Supplied records
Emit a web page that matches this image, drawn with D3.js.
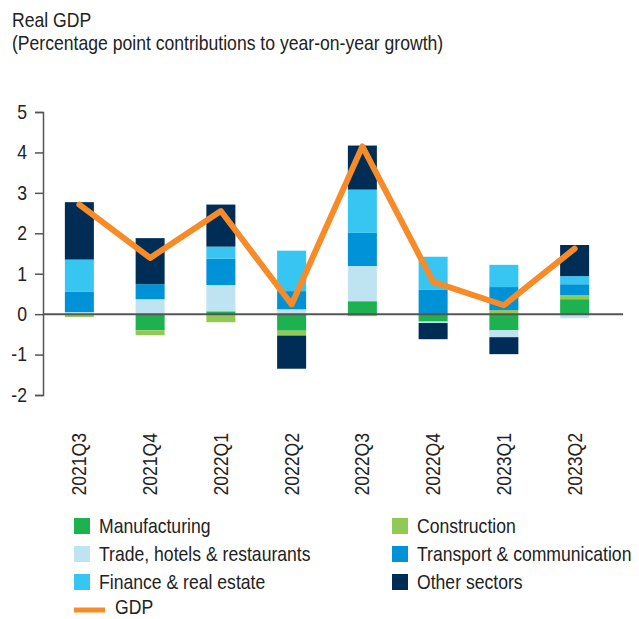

...

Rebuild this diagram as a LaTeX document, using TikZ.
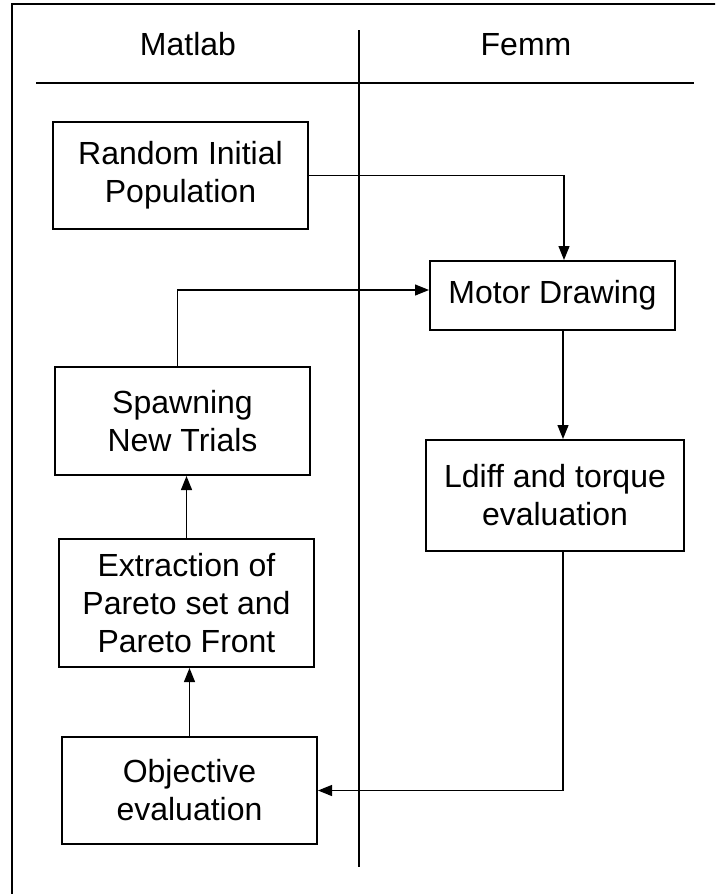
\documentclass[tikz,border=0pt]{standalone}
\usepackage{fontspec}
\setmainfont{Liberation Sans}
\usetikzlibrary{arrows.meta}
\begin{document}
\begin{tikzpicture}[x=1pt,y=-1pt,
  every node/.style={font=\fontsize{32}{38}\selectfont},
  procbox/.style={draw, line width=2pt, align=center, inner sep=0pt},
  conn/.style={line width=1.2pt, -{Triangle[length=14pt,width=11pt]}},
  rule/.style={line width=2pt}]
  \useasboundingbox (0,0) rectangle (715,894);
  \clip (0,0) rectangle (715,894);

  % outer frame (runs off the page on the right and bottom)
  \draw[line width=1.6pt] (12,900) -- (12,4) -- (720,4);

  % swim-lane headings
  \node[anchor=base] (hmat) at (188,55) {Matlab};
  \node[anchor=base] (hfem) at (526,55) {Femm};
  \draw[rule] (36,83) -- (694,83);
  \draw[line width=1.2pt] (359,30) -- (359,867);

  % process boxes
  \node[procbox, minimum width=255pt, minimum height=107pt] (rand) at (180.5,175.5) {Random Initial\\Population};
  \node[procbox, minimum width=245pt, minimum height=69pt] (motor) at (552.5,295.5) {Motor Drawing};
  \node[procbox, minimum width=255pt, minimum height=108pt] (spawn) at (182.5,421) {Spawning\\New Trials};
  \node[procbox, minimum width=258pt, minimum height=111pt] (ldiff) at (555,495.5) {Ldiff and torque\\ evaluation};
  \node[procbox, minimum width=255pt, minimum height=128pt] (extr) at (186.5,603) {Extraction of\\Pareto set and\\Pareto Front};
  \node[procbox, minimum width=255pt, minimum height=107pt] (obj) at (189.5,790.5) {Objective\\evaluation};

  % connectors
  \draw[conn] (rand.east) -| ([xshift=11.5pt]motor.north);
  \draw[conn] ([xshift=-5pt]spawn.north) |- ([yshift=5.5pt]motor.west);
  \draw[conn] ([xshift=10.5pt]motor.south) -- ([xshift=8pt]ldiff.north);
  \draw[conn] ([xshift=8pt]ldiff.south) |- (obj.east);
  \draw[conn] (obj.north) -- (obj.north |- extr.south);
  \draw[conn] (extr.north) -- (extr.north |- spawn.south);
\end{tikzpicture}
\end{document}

To be done
Only the number is wanted: how many lines in the preceding entries hold the string "this"?

Written reply
2